Written exercise - Extract the whole listing as it stands. Do not include the pictures.

-- START Records for the task --

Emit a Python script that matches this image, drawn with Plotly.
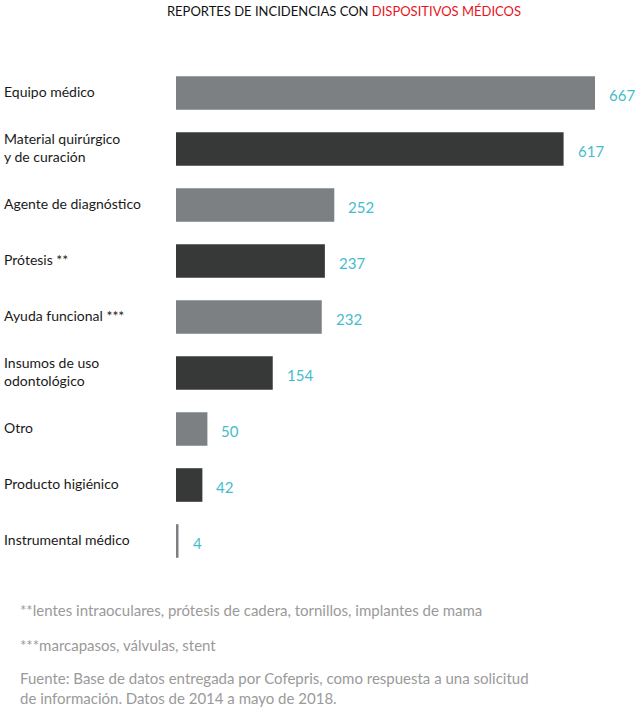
import plotly.graph_objects as go

categorias = ["Equipo médico", "Material quirúrgico<br>y de curación", "Agente de diagnóstico",
              "Prótesis **", "Ayuda funcional ***", "Insumos de uso<br>odontológico",
              "Otro", "Producto higiénico", "Instrumental médico"]
reportes = [667, 617, 252, 237, 232, 154, 50, 42, 4]
colores = ["#7c8083", "#373939"] * 5

notas = ["**lentes intraoculares, prótesis de cadera, tornillos, implantes de mama",
         "***marcapasos, válvulas, stent",
         "Fuente: Base de datos entregada por Cofepris, como respuesta a una solicitud<br>de información. Datos de 2014 a mayo de 2018."]

FONT = "Lato"
W, H = 639, 707
L, R, T, B = 176, 44, 65, 138
pw = W - L - R
ph = H - T - B

fig = go.Figure(go.Bar(
    x=reportes, y=categorias, orientation="h",
    marker=dict(color=colores[:len(reportes)], line=dict(width=0)),
    width=0.6, hoverinfo="x+y"
))

# value labels
for c, v in zip(categorias, reportes):
    fig.add_annotation(x=v, y=c, text=str(v), showarrow=False, xanchor="left",
                       xshift=12, yshift=-2, font=dict(family=FONT, size=15, color="#45bccb"))

# category labels, left aligned
for c in categorias:
    fig.add_annotation(x=(2 - L) / pw, xref="paper", y=c, text=c, showarrow=False,
                       xanchor="left", align="left", yshift=2,
                       font=dict(family=FONT, size=14, color="#1a1a1a"))

# footnotes
for txt, py in zip(notas, [610, 645, 688]):
    fig.add_annotation(x=(18 - L) / pw, xref="paper", y=(H - B - py) / ph, yref="paper",
                       text=txt, showarrow=False, xanchor="left", yanchor="middle", align="left",
                       font=dict(family=FONT, size=15, color="#9a9a9a"))

fig.update_layout(
    width=W, height=H,
    margin=dict(l=L, r=R, t=T, b=B),
    paper_bgcolor="white", plot_bgcolor="white",
    title=dict(text="REPORTES DE INCIDENCIAS CON <span style='color:#e8141c'>DISPOSITIVOS MÉDICOS</span>",
               x=344 / W, xanchor="center", y=1 - 11 / H, yanchor="middle",
               font=dict(family=FONT, size=13, color="#111111")),
    showlegend=False,
    bargap=0.4,
)
fig.update_xaxes(range=[0, 667], visible=False)
fig.update_yaxes(autorange="reversed", showticklabels=False, showgrid=False, zeroline=False)

fig.write_html("out.html", config={"displayModeBar": False},
               post_script="document.body.style.margin='0';document.body.style.overflow='hidden';")
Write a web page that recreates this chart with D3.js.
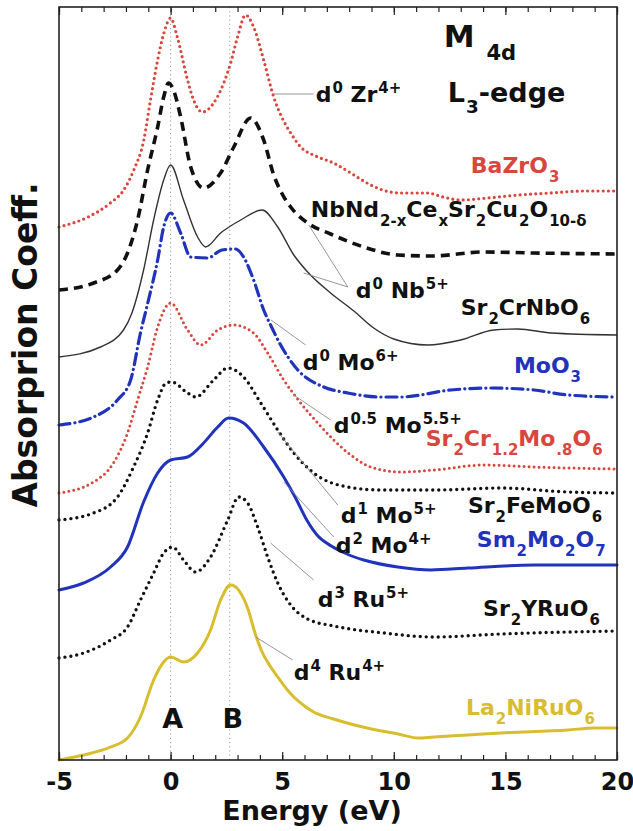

-- END Records for the task --

Full answer -
Emit a Python script that matches this image, drawn with Plotly.
import plotly.graph_objects as go

categorias = ["Equipo médico", "Material quirúrgico<br>y de curación", "Agente de diagnóstico",
              "Prótesis **", "Ayuda funcional ***", "Insumos de uso<br>odontológico",
              "Otro", "Producto higiénico", "Instrumental médico"]
reportes = [667, 617, 252, 237, 232, 154, 50, 42, 4]
colores = ["#7c8083", "#373939"] * 5

notas = ["**lentes intraoculares, prótesis de cadera, tornillos, implantes de mama",
         "***marcapasos, válvulas, stent",
         "Fuente: Base de datos entregada por Cofepris, como respuesta a una solicitud<br>de información. Datos de 2014 a mayo de 2018."]

FONT = "Lato"
W, H = 639, 707
L, R, T, B = 176, 44, 65, 138
pw = W - L - R
ph = H - T - B

fig = go.Figure(go.Bar(
    x=reportes, y=categorias, orientation="h",
    marker=dict(color=colores[:len(reportes)], line=dict(width=0)),
    width=0.6, hoverinfo="x+y"
))

# value labels
for c, v in zip(categorias, reportes):
    fig.add_annotation(x=v, y=c, text=str(v), showarrow=False, xanchor="left",
                       xshift=12, yshift=-2, font=dict(family=FONT, size=15, color="#45bccb"))

# category labels, left aligned
for c in categorias:
    fig.add_annotation(x=(2 - L) / pw, xref="paper", y=c, text=c, showarrow=False,
                       xanchor="left", align="left", yshift=2,
                       font=dict(family=FONT, size=14, color="#1a1a1a"))

# footnotes
for txt, py in zip(notas, [610, 645, 688]):
    fig.add_annotation(x=(18 - L) / pw, xref="paper", y=(H - B - py) / ph, yref="paper",
                       text=txt, showarrow=False, xanchor="left", yanchor="middle", align="left",
                       font=dict(family=FONT, size=15, color="#9a9a9a"))

fig.update_layout(
    width=W, height=H,
    margin=dict(l=L, r=R, t=T, b=B),
    paper_bgcolor="white", plot_bgcolor="white",
    title=dict(text="REPORTES DE INCIDENCIAS CON <span style='color:#e8141c'>DISPOSITIVOS MÉDICOS</span>",
               x=344 / W, xanchor="center", y=1 - 11 / H, yanchor="middle",
               font=dict(family=FONT, size=13, color="#111111")),
    showlegend=False,
    bargap=0.4,
)
fig.update_xaxes(range=[0, 667], visible=False)
fig.update_yaxes(autorange="reversed", showticklabels=False, showgrid=False, zeroline=False)

fig.write_html("out.html", config={"displayModeBar": False},
               post_script="document.body.style.margin='0';document.body.style.overflow='hidden';")
Write a web page that recreates this chart with D3.js.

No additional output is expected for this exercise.